** start of DATA SECTION **

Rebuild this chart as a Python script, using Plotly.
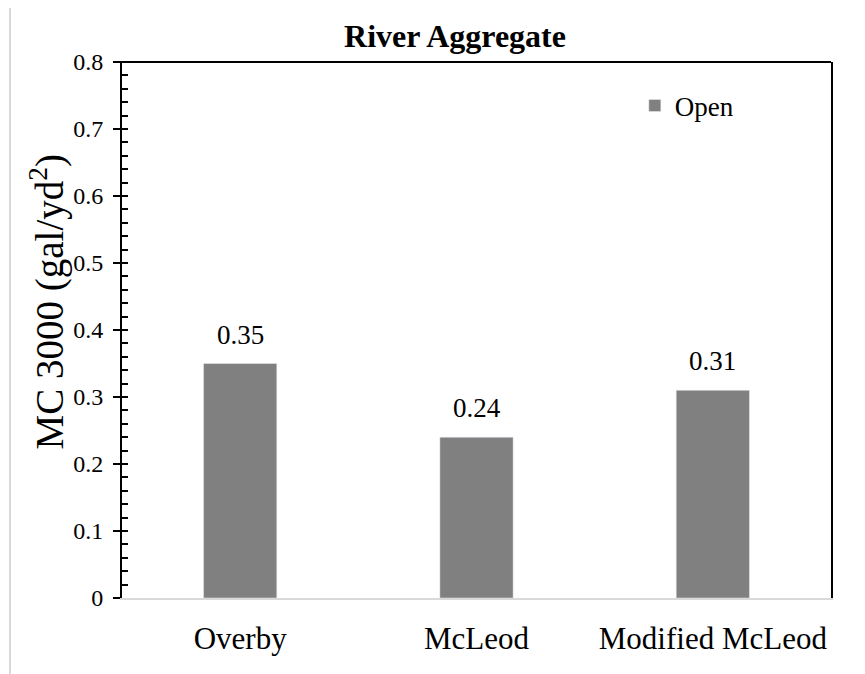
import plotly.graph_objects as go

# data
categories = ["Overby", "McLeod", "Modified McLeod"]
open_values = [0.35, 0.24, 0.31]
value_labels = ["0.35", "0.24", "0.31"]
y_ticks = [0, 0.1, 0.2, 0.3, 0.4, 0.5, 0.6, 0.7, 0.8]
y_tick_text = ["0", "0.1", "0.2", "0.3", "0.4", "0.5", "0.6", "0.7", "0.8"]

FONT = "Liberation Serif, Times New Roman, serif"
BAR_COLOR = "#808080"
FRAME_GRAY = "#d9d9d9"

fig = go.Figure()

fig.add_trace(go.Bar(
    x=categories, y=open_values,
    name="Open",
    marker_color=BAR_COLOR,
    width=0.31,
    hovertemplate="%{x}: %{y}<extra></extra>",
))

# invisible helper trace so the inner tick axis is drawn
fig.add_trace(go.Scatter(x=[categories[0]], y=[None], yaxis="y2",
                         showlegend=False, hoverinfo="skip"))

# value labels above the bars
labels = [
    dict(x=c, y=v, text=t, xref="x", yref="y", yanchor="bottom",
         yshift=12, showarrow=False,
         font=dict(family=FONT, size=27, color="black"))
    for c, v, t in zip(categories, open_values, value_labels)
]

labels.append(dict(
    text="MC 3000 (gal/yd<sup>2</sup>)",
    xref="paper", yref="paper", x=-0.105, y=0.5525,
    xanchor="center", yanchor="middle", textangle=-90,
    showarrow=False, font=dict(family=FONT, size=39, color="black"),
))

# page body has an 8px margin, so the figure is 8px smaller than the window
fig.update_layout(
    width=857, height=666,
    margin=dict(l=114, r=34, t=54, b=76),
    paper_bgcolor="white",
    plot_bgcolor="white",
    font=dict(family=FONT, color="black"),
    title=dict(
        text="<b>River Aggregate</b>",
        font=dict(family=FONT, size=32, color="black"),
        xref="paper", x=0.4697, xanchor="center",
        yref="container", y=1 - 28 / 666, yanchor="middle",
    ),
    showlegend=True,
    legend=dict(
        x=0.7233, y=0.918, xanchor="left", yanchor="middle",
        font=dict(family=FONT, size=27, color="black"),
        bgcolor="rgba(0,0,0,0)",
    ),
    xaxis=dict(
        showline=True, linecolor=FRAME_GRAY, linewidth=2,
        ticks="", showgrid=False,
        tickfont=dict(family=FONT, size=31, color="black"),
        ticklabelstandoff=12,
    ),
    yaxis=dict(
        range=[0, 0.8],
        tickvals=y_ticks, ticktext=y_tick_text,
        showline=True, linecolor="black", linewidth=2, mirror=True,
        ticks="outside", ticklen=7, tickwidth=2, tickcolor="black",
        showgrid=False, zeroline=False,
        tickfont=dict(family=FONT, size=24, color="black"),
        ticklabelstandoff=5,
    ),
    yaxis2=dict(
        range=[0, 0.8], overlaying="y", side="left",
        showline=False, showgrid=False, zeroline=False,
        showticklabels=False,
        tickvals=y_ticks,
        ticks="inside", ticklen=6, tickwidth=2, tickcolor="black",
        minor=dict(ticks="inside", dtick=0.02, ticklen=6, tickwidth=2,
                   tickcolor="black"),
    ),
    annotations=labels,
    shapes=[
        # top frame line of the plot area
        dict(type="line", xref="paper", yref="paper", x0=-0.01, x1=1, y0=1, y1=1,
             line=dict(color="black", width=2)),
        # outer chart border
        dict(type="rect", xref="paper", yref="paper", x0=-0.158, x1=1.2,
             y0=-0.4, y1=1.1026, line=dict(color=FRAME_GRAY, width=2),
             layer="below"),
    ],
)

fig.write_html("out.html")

** end of DATA SECTION **

Output nothing but the number of lines in the data containing the string "chart".

# OUTPUT FOR THIS EXERCISE
2